My choices - it seems - are:
A) set butts outside of Cambro before midnight to bring them down toward 135 (or below that temp for an hour say), or
B) let them remain in the Cambro where they are happy and safe

Then, I can put them in either :
1) refrigerator or
2) freezer

Last night, I took them straight from the Cambro to a 35 degree commercial refrigerator. The fridge went up to 41 and then came back down. 

At about 1 pm this afternoon, I checked the temp and they were 54 degrees (not sub-41, and 12 hours later). So I moved them to a commercial freezer. After two hours, they had only dropped two degrees per quality probe. I just checked after five more hours and they are at 35 degrees. 

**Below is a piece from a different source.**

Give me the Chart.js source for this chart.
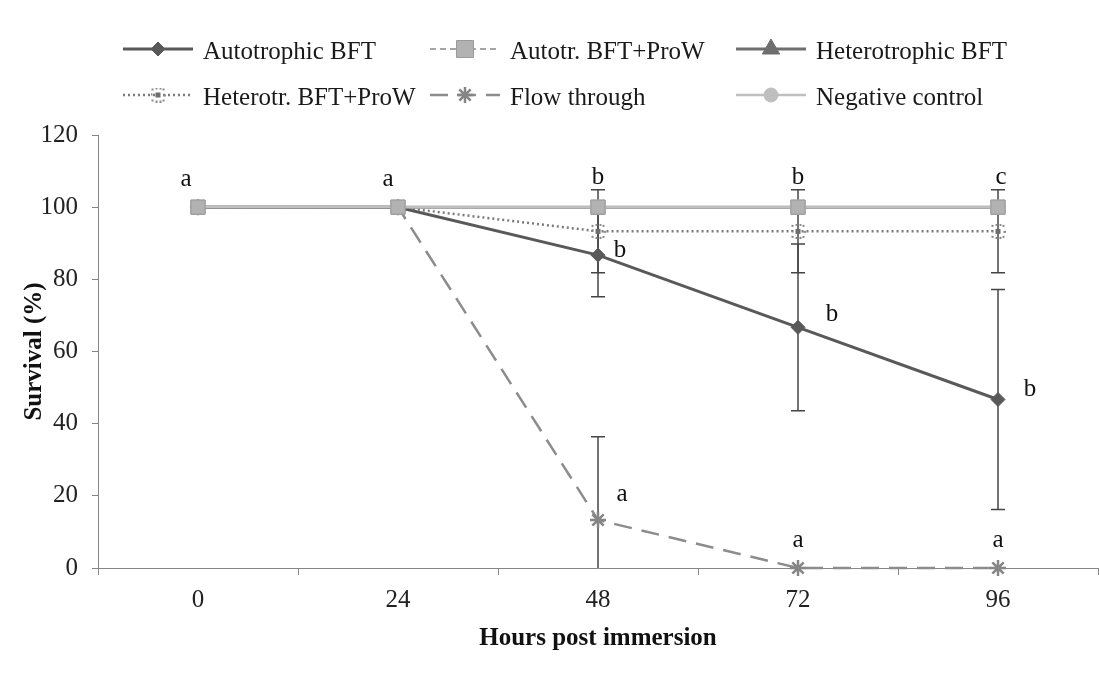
<!DOCTYPE html>
<html>
<head>
<meta charset="utf-8">
<title>Survival</title>
<script src="https://cdn.jsdelivr.net/npm/chart.js@4.4.1/dist/chart.umd.min.js"></script>
<style>
  html, body { margin: 0; padding: 0; background: #fff; }
  #wrap { width: 1099px; height: 684px; }
</style>
</head>
<body>
<div id="wrap"><canvas id="chart" width="1099" height="684"></canvas></div>
<script>
// ====================
// Datos
// ====================
const hours = ["0", "24", "48", "72", "96"];

const autotrophic = [100, 100, 86.7, 66.7, 46.7];
const autotrophicSd = [0, 0, 11.5, 23.1, 30.5];
const autotrProW = [100, 100, 100, 100, 100];
const heterotrophic = [100, 100, 100, 100, 100];
const heterotrProW = [100, 100, 93.3, 93.3, 93.3];
const heterotrProWSd = [0, 0, 11.5, 11.5, 11.5];
const flowThrough = [100, 100, 13.3, 0, 0];
const flowThroughSd = [0, 0, 23.1, 0, 0];
const negControl = [100, 100, 100, 100, 100];

// letras de significancia (Tukey)
const topLetters = ["a", "a", "b", "b", "c"];
const autoLetters = ["", "", "b", "b", "b"];
const flowLetters = ["", "", "a", "a", "a"];

const SERIF = "'Liberation Serif', 'Times New Roman', serif";

// marcador punteado para Heterotr. BFT+ProW
function dottedMarker() {
    const c = document.createElement("canvas");
    c.width = 15; c.height = 15;
    const g = c.getContext("2d");
    g.fillStyle = "#6e6e6e";
    g.fillRect(5, 5, 5, 5);
    g.fillStyle = "#8a8a8a";
    [[1, 1], [5, 0], [9, 0], [12, 1], [0, 6], [13, 7], [1, 12], [5, 13], [9, 13], [12, 12]]
        .forEach(([x, y]) => g.fillRect(x, y, 2, 2));
    return c;
}

// ====================
// Plugins
// ====================
const errorBars = {
    id: "errorBars",
    beforeDatasetsDraw(chart) {
        const { ctx, chartArea: a, scales: { x, y } } = chart;
        ctx.save();
        ctx.beginPath();
        ctx.rect(a.left, a.top - 2, a.right - a.left, a.bottom - a.top + 2);
        ctx.clip();
        ctx.strokeStyle = "#454545";
        ctx.lineWidth = 1.5;
        chart.data.datasets.forEach((ds) => {
            if (!ds.errorBars) return;
            ds.data.forEach((v, j) => {
                const sd = ds.errorBars[j];
                if (!sd) return;
                const px = x.getPixelForValue(j);
                const hi = v + sd, lo = v - sd;
                const yHi = y.getPixelForValue(hi), yLo = y.getPixelForValue(lo);
                ctx.beginPath();
                ctx.moveTo(px, yHi); ctx.lineTo(px, yLo);
                [[hi, yHi], [lo, yLo]].forEach(([val, py]) => {
                    if (val < y.min || val > y.max) return;
                    ctx.moveTo(px - 7, py); ctx.lineTo(px + 7, py);
                });
                ctx.stroke();
            });
        });
        ctx.restore();
    }
};

// vuelve a pintar los cuadrados encima del resto
const squaresOnTop = {
    id: "squaresOnTop",
    afterDatasetsDraw(chart) {
        chart.data.datasets.forEach((ds, i) => {
            if (!ds.pointsOnTop) return;
            chart.getDatasetMeta(i).data.forEach(p => p.draw(chart.ctx, chart.chartArea));
        });
    }
};

const letters = {
    id: "letters",
    afterDatasetsDraw(chart, args, opts) {
        const { ctx, scales: { x, y } } = chart;
        ctx.save();
        ctx.font = `25px ${SERIF}`;
        ctx.fillStyle = "#111";
        ctx.textAlign = "center";
        ctx.textBaseline = "alphabetic";
        opts.groups.forEach(gr => {
            gr.text.forEach((t, j) => {
                if (!t) return;
                const px = x.getPixelForValue(j) + gr.dx[j];
                const py = y.getPixelForValue(gr.values[j]) + gr.dy[j];
                ctx.fillText(t, px, py);
            });
        });
        ctx.restore();
    }
};

const sideLegend = {
    id: "sideLegend",
    afterDraw(chart, args, opts) {
        const { ctx } = chart;
        const dsets = chart.data.datasets;
        ctx.save();
        dsets.forEach((ds, i) => {
            const col = i % 3, row = Math.floor(i / 3);
            const x0 = opts.cols[col], yy = opts.rows[row];
            // linea de muestra
            ctx.beginPath();
            ctx.setLineDash(ds.borderDash || []);
            ctx.lineWidth = ds.borderWidth;
            ctx.strokeStyle = ds.borderColor;
            ctx.moveTo(x0, yy); ctx.lineTo(x0 + opts.sample, yy);
            ctx.stroke();
            ctx.setLineDash([]);
            // marcador
            ctx.fillStyle = ds.pointBackgroundColor;
            ctx.strokeStyle = ds.pointBorderColor;
            ctx.lineWidth = ds.pointBorderWidth;
            Chart.helpers.drawPoint(ctx, {
                pointStyle: ds.pointStyle,
                radius: ds.legendRadius || ds.pointRadius,
                borderWidth: ds.pointBorderWidth,
                rotation: 0
            }, x0 + opts.sample / 2, yy);
            // texto
            ctx.font = `25px ${SERIF}`;
            ctx.fillStyle = "#1a1a1a";
            ctx.textAlign = "left";
            ctx.textBaseline = "alphabetic";
            ctx.fillText(ds.label, x0 + opts.sample + 10, yy + 10);
        });
        ctx.restore();
    }
};

// ====================
// Grafico
// ====================
const datasets = [
    {
        label: "Autotrophic BFT", data: autotrophic, errorBars: autotrophicSd, order: 1,
        borderColor: "#595959", borderWidth: 3,
        pointStyle: "rectRot", pointRadius: 7, pointBackgroundColor: "#595959",
        pointBorderColor: "#595959", pointBorderWidth: 1
    },
    {
        label: "Autotr. BFT+ProW", data: autotrProW, order: 3, pointsOnTop: true,
        borderColor: "#a6a6a6", borderWidth: 2, borderDash: [6, 4],
        pointStyle: "rect", pointRadius: 10, legendRadius: 12, pointBackgroundColor: "#b2b2b2",
        pointBorderColor: "#9a9a9a", pointBorderWidth: 1
    },
    {
        label: "Heterotrophic BFT", data: heterotrophic, order: 5,
        borderColor: "#6e6e6e", borderWidth: 3,
        pointStyle: "triangle", pointRadius: 7, legendRadius: 10, pointBackgroundColor: "#6e6e6e",
        pointBorderColor: "#6e6e6e", pointBorderWidth: 1
    },
    {
        label: "Heterotr. BFT+ProW", data: heterotrProW, errorBars: heterotrProWSd, order: 2,
        borderColor: "#7a7a7a", borderWidth: 2.5, borderDash: [2, 3],
        pointStyle: dottedMarker(), pointRadius: 7, pointBackgroundColor: "#777",
        pointBorderColor: "#777", pointBorderWidth: 0
    },
    {
        label: "Flow through", data: flowThrough, errorBars: flowThroughSd, order: 4,
        borderColor: "#8c8c8c", borderWidth: 2.5, borderDash: [18, 10],
        pointStyle: "star", pointRadius: 8, pointBackgroundColor: "#8c8c8c",
        pointBorderColor: "#858585", pointBorderWidth: 2.5
    },
    {
        label: "Negative control", data: negControl, order: 0,
        borderColor: "#bfbfbf", borderWidth: 2.5,
        pointStyle: "circle", pointRadius: 7, pointBackgroundColor: "#bfbfbf",
        pointBorderColor: "#bfbfbf", pointBorderWidth: 1
    }
];
// sin recorte: los asteriscos sobre el eje se ven completos
datasets.forEach(d => { d.clip = false; });

const axisColor = "#868686";

new Chart(document.getElementById("chart"), {
    type: "line",
    data: { labels: hours, datasets },
    options: {
        responsive: false,
        animation: false,
        devicePixelRatio: 1,
        layout: { autoPadding: false, padding: { top: 135, right: 1, left: 0, bottom: 0 } },
        elements: { line: { tension: 0, fill: false } },
        scales: {
            x: {
                type: "category",
                offset: true,
                afterFit: (s) => { s.height = 116; s.paddingLeft = 0; s.paddingRight = 0; },
                grid: { offset: true, drawOnChartArea: false, tickLength: 7, color: axisColor },
                border: { color: axisColor, width: 1 },
                ticks: { color: "#222", padding: 10, font: { family: SERIF, size: 25 } },
                title: {
                    display: true, text: "Hours post immersion", color: "#111",
                    padding: { top: 0, bottom: 30 },
                    font: { family: SERIF, size: 25, weight: "bold" }
                }
            },
            y: {
                min: 0, max: 120,
                afterFit: (s) => { s.width = 98; },
                grid: { drawOnChartArea: false, tickLength: 6, color: axisColor },
                border: { color: axisColor, width: 1 },
                ticks: { stepSize: 20, color: "#222", padding: 14, font: { family: SERIF, size: 25 } },
                title: {
                    display: true, text: "Survival (%)", color: "#111",
                    padding: { top: 20, bottom: 0 },
                    font: { family: SERIF, size: 25, weight: "bold" }
                }
            }
        },
        plugins: {
            legend: { display: false },
            tooltip: { enabled: false },
            letters: {
                groups: [
                    { text: topLetters, values: negControl, dx: [-12, -10, 0, 0, 3], dy: [-21, -21, -23, -23, -23] },
                    { text: autoLetters, values: autotrophic, dx: [0, 0, 22, 34, 32], dy: [0, 0, 2, -6, -3] },
                    { text: flowLetters, values: flowThrough, dx: [0, 0, 24, 0, 0], dy: [0, 0, -19, -21, -21] }
                ]
            },
            sideLegend: { cols: [123, 430, 736], rows: [49, 95], sample: 70 }
        }
    },
    plugins: [errorBars, squaresOnTop, letters, sideLegend]
});
</script>
</body>
</html>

(I should have noted that the butts were and are still wrapped in saran and aluminum foil. That may be why they are so resistant to shedding heat.) 

I had not measured the chilling speed before this weekend. 

Based on this, it seems like the lazy method would be:
a) let temp drop toward 140 outside of Cambro for a couple hours
b) put them straight into commercial  freezer. 

Those would be two steps that would have been better than not allowing them to cool and going into a refrigerator. 

I am not too concerned about eating these butts that spent hours between 135 degrees and 41. But I am slightly considerate of serving it to others. 

Recommendations? (I am probably not going to toss them even somebody thinks I should, though I am willing for that to be suggested!)


----------



## Nodak21 (Sep 19, 2021)

I am no help on the food safety but man you must live on a big block!!! Nice job cooking and serving that much bbq


----------



## WaterRat (Sep 19, 2021)

Just rip 'em apart, or at least in half, they'll cool way faster and doesn't take much time.


----------



## chef jimmyj (Sep 20, 2021)

Fastest method to cool...Pull the meat, vac seal and place in a container of Circulating Cold running water. A thin continuous stream of water is all that is needed. Same can be done with whole Butts, just takes A LOT longer to get below 70°F to go in  refrigeration. 
If the Refer or Freezer is " empty, " the well wrapped Butts can go in directly from the Cambro. There is no bacteria to worry about, in Sealed Wrapping, so it dont matter how long it takes to chill...JJ


----------



## forktender (Sep 20, 2021)

Just cover them in plastic wrap and put them in the refrigerator or better yet and ice chest with plenty of ice.
Aluminum pans and plastic wrap work great for this.


----------